In the past few weeks, some of the leaves on my Crypt have been melting. It's not a lot of them and when they do start to melt, I remove them so they don't pollute the water. What I would like to know is why would it be doing that all of a sudden? Could it be from the replanting of my Wisteria that could've caused it? I had to replant the tops and remove the bare stems from the bottom so I don't know if that change could've caused the leaves to start melting?

I know the root system of my Crypt is good because you can see the healthy roots in the substrate along the side of the glass and there are roots coming up above the gravel! There are also new leaves starting to grow as well.

Any help would be appreciated.


----------



## bencozzy (Jun 2, 2006)

species of crypt? and how long have you had them?

oh and what are your ammonia and nitrate levels?

any ferts your adding to the tank?(excel, maybe?)


----------



## trenac (Jul 16, 2004)

_Did you disturb the roots of the crypts when you moved the Wisteria?..._ If not, it could be just die off of the old leaves, which resembles crypt melt.


----------



## Red_Rose (Mar 18, 2007)

bencozzy said:


> species of crypt? and how long have you had them?
> 
> oh and what are your ammonia and nitrate levels?
> 
> any ferts your adding to the tank?(excel, maybe?)


My tank is an El Natural tank so I don't add any fertilizers and as for my ammonia and nitrate levels, they are at zero.

The species is C. Walkerti, I believe. The name that was on the tag when I got the plant said C. lutea but I asked about it in the Cryptocoryne forum and they said it was of the Walkerti species. I've had it for six months. I have had a leaf die off here and there before but not this many.



trenac said:


> _Did you disturb the roots of the crypts when you moved the Wisteria?..._ If not, it could be just die off of the old leaves, which resembles crypt melt.


I didn't disturb the roots. When I snipped up the Wisteria, I had cut the stem a bit below the gravel and then I just covered it up. I wouldn't have been able to completely uproot the Wisteria because of the large root system that those plants had in the soil.
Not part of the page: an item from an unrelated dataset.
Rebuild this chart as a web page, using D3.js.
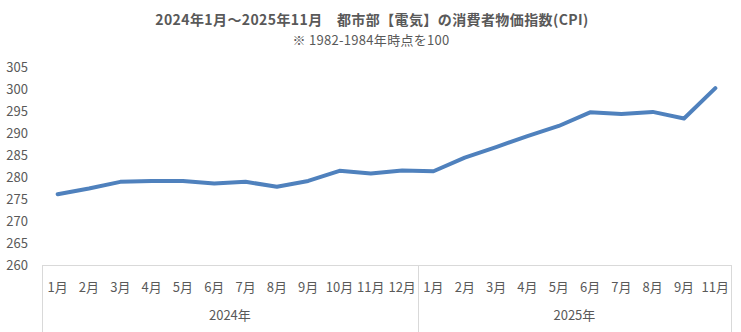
<!DOCTYPE html>
<meta charset="utf-8">
<style>
  body { margin: 0; background: #fff; }
  text { font-family: "Noto Sans CJK JP", "Noto Sans", sans-serif; fill: #595959; }
  .line { fill: none; stroke: #4f81bd; stroke-width: 4; stroke-linejoin: round; stroke-linecap: round; }
  .frame { stroke: #d9d9d9; stroke-width: 1; fill: none; }
</style>
<body></body>
<script src="https://d3js.org/d3.v7.min.js"></script>
<script>
  var width = 741, height = 332;

  // categories: month labels and which year group they belong to
  var months = ["1月","2月","3月","4月","5月","6月","7月","8月","9月","10月","11月","12月",
                "1月","2月","3月","4月","5月","6月","7月","8月","9月","11月"];
  var years = ["2024年","2025年"];

  // CPI values
  var cpi = [276.1, 277.4, 278.9, 279.1, 279.1, 278.5, 278.9, 277.8, 279.1, 281.4, 280.8, 281.5,
             281.3, 284.4, 286.8, 289.3, 291.6, 294.7, 294.3, 294.8, 293.3, 300.2];

  var yTicks = [260, 265, 270, 275, 280, 285, 290, 295, 300, 305];

  var svg = d3.select("body").append("svg")
      .attr("width", width)
      .attr("height", height);

  var x = d3.scaleBand()
      .domain(d3.range(months.length))
      .range([42, 731]);

  var y = d3.scaleLinear()
      .domain([260, 305])
      .range([265, 67]);

  // title
  svg.append("text")
      .attr("x", 372).attr("y", 25)
      .attr("text-anchor", "middle")
      .style("font-size", "14px").style("font-weight", "bold")
      .style("letter-spacing", "0.4px")
      .text("2024年1月～2025年11月　都市部【電気】の消費者物価指数(CPI)");
  svg.append("text")
      .attr("x", 371).attr("y", 45)
      .attr("text-anchor", "middle")
      .style("font-size", "13px")
      .style("letter-spacing", "0.3px")
      .text("※ 1982-1984年時点を100");

  // y axis labels
  svg.selectAll(".ylab")
      .data(yTicks)
      .enter().append("text")
      .attr("class", "ylab")
      .attr("x", 28)
      .attr("y", function(d) { return y(d); })
      .attr("dy", "0.35em")
      .attr("text-anchor", "end")
      .style("font-size", "13px")
      .text(function(d) { return d; });

  // category axis frame
  svg.append("line").attr("class", "frame")
      .attr("x1", x.range()[0]).attr("x2", x.range()[1])
      .attr("y1", 265.5).attr("y2", 265.5);

  var bounds = [0, 12, 22];
  svg.selectAll(".div")
      .data(bounds)
      .enter().append("line")
      .attr("class", "frame")
      .attr("x1", function(d) { return Math.round(d < months.length ? x(d) : x.range()[1]) + 0.5; })
      .attr("x2", function(d) { return Math.round(d < months.length ? x(d) : x.range()[1]) + 0.5; })
      .attr("y1", 265).attr("y2", 332);

  // month labels
  svg.selectAll(".mlab")
      .data(months)
      .enter().append("text")
      .attr("class", "mlab")
      .attr("x", function(d, i) { return x(i) + x.bandwidth() / 2; })
      .attr("y", 287)
      .attr("dy", "0.35em")
      .attr("text-anchor", "middle")
      .style("font-size", "13px")
      .text(function(d) { return d; });

  // year labels
  svg.selectAll(".ylbl")
      .data(years)
      .enter().append("text")
      .attr("class", "ylbl")
      .attr("x", function(d, k) {
          var a = x(bounds[k]);
          var b = bounds[k + 1] < months.length ? x(bounds[k + 1]) : x.range()[1];
          return (a + b) / 2;
      })
      .attr("y", 315)
      .attr("dy", "0.35em")
      .attr("text-anchor", "middle")
      .style("font-size", "13px")
      .text(function(d) { return d; });

  // line
  var line = d3.line()
      .x(function(d, i) { return x(i) + x.bandwidth() / 2; })
      .y(function(d) { return y(d); });

  svg.append("path")
      .datum(cpi)
      .attr("class", "line")
      .attr("d", line);
</script>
It would've made a huge mess in my tank. I have noticed that it's the taller leaves that are "melting". I've only had one smaller leaf do that but it's mainly the larger ones.


----------



## trenac (Jul 16, 2004)

Since it is only the taller leaves (older leaves), then I would say it is from old age.


----------



## Red_Rose (Mar 18, 2007)

That's good to know. Whenever a leaf dies on it, new ones take its place. I have quite a few new leaves growing up from the bottom.


----------